## Task goal
Return the lines that follow, exactly as they appear, from the first through the one containing "const seriesOrder = ['Revenues', 'Expenditures'];"; no pictures are to be included.

====== Exercise materials

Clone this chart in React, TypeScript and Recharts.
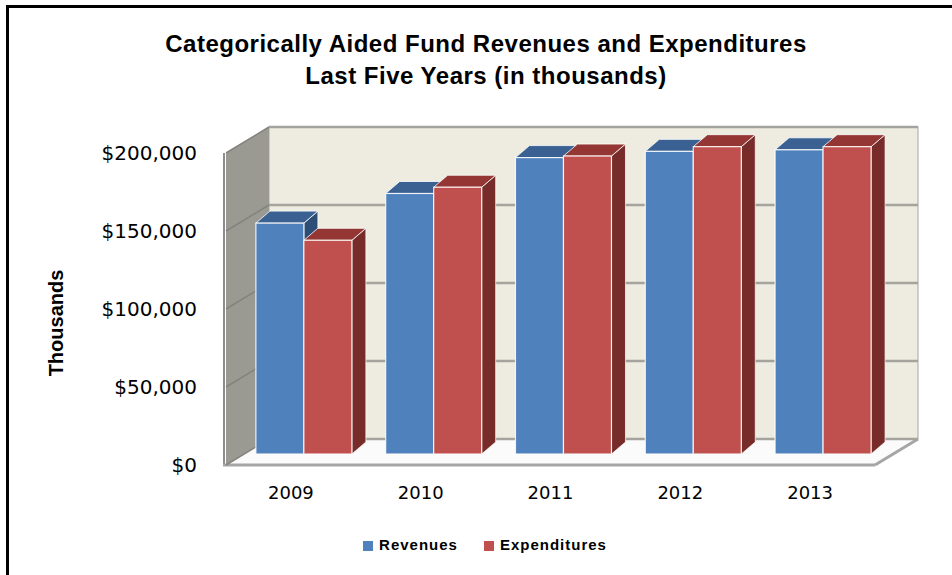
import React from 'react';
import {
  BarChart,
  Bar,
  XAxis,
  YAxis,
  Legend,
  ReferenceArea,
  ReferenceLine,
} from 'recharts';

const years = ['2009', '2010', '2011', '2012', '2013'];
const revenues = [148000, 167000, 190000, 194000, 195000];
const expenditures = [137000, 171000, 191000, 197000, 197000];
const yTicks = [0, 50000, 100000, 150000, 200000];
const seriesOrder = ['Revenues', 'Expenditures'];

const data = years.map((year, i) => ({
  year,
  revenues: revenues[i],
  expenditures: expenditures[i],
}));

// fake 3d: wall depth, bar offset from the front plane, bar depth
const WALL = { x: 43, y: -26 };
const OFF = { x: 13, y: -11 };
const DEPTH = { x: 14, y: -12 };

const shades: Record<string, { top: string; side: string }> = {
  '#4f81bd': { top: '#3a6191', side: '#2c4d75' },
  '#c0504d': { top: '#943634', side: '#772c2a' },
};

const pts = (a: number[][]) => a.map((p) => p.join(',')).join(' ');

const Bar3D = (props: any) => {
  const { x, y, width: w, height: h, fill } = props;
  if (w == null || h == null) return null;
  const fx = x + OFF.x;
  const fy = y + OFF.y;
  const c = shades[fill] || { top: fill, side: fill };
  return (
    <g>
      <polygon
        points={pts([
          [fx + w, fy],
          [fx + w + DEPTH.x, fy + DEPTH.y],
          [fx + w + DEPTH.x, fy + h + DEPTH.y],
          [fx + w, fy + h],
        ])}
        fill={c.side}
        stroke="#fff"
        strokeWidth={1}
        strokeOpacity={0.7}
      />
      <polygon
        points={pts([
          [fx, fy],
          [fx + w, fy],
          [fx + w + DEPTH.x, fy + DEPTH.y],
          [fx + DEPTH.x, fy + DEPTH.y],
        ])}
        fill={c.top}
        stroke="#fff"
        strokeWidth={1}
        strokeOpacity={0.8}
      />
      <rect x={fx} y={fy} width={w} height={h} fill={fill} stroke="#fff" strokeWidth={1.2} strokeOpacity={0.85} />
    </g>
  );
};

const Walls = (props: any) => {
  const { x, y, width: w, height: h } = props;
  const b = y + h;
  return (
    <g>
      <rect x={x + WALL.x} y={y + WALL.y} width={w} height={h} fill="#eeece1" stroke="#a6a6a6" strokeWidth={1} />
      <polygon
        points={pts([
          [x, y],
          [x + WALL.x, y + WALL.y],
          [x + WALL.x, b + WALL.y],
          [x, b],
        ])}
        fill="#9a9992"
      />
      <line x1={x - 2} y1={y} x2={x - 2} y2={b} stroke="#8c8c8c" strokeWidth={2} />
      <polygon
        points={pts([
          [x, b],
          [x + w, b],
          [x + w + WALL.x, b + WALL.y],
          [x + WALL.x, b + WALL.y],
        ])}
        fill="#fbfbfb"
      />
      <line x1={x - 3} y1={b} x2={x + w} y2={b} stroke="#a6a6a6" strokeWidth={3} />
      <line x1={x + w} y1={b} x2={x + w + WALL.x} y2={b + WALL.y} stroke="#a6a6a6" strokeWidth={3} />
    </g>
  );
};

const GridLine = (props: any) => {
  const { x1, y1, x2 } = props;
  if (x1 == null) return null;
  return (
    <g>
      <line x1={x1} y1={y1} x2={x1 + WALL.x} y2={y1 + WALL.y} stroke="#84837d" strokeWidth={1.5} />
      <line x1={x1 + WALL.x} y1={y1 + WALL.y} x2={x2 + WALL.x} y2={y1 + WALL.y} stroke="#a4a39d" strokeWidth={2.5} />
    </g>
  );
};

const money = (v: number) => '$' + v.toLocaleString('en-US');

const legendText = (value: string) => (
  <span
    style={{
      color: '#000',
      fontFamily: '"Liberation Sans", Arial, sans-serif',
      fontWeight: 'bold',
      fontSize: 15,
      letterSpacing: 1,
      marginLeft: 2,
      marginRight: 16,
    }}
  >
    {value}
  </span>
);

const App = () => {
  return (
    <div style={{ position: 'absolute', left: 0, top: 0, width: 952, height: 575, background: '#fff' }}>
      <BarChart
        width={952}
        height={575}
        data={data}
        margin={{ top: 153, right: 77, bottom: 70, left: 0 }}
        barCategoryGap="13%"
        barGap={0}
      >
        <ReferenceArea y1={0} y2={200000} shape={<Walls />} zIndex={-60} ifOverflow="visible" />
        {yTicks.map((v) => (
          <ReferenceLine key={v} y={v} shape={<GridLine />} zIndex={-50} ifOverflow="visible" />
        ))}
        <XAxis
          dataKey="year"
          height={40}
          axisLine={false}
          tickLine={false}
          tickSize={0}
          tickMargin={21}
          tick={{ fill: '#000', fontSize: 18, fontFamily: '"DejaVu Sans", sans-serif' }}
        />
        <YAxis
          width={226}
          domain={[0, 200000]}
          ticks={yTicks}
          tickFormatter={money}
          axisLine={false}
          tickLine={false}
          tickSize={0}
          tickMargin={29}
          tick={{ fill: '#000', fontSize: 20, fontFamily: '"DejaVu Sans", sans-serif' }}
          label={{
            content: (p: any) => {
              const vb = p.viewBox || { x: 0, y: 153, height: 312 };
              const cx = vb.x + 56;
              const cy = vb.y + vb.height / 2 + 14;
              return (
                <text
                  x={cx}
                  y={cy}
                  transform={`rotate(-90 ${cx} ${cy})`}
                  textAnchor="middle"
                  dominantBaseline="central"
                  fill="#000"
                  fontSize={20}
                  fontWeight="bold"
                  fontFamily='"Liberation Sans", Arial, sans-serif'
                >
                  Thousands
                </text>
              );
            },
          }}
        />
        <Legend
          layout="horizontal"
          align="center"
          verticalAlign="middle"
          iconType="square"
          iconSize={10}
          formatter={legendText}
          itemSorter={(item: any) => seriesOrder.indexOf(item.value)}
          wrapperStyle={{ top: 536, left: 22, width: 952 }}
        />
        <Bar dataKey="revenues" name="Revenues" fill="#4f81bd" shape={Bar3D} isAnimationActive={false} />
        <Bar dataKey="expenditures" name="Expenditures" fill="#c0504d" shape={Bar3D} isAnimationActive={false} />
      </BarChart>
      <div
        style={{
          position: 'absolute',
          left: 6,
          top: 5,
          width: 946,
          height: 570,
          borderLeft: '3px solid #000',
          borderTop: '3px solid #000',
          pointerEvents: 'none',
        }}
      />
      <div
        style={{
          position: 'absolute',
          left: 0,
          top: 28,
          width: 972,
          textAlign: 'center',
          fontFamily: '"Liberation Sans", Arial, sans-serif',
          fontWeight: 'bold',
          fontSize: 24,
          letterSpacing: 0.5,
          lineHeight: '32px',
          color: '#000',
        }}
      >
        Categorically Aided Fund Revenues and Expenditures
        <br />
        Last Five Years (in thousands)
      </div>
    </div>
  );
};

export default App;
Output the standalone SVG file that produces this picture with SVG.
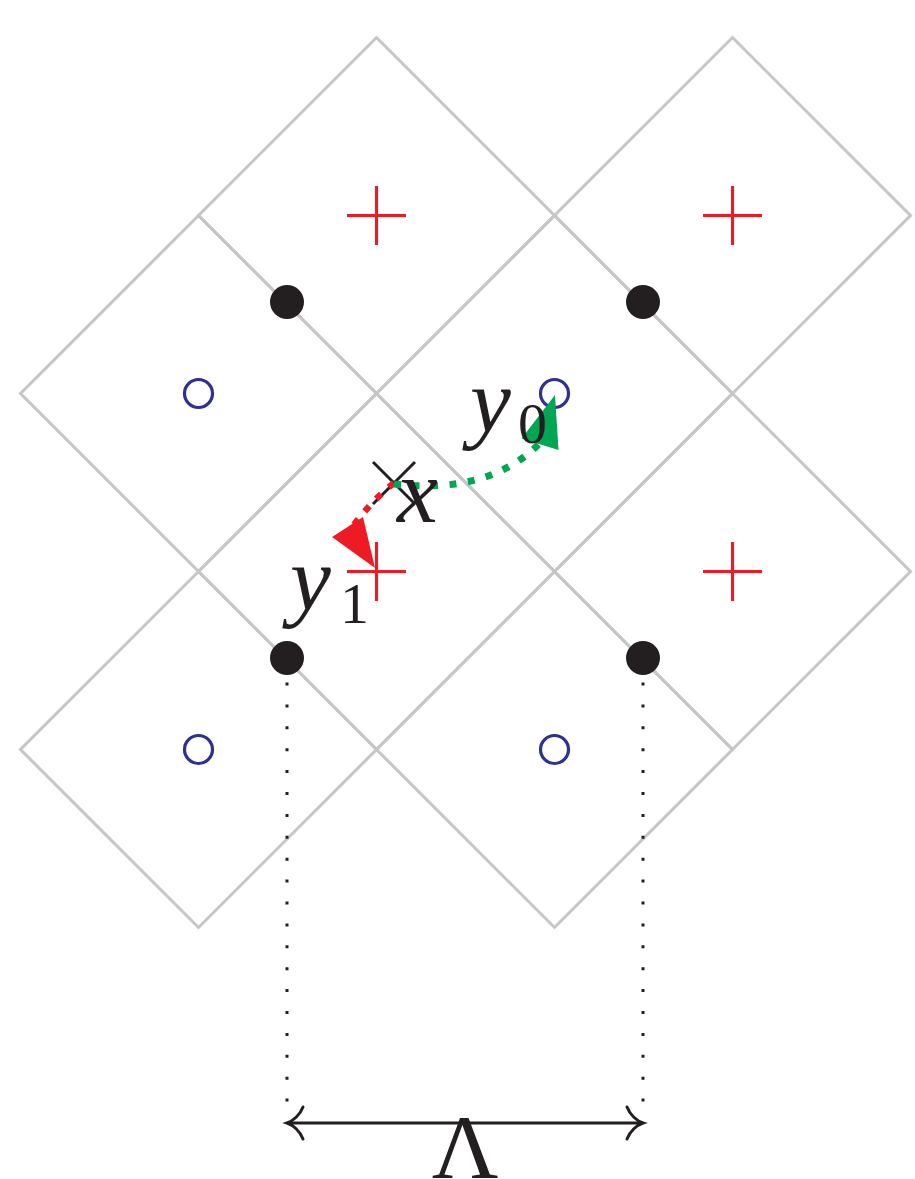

============

## Correct result
Clone this chart in React, TypeScript and Recharts.
import React from 'react';
import {
  BarChart,
  Bar,
  XAxis,
  YAxis,
  Legend,
  ReferenceArea,
  ReferenceLine,
} from 'recharts';

const years = ['2009', '2010', '2011', '2012', '2013'];
const revenues = [148000, 167000, 190000, 194000, 195000];
const expenditures = [137000, 171000, 191000, 197000, 197000];
const yTicks = [0, 50000, 100000, 150000, 200000];
const seriesOrder = ['Revenues', 'Expenditures'];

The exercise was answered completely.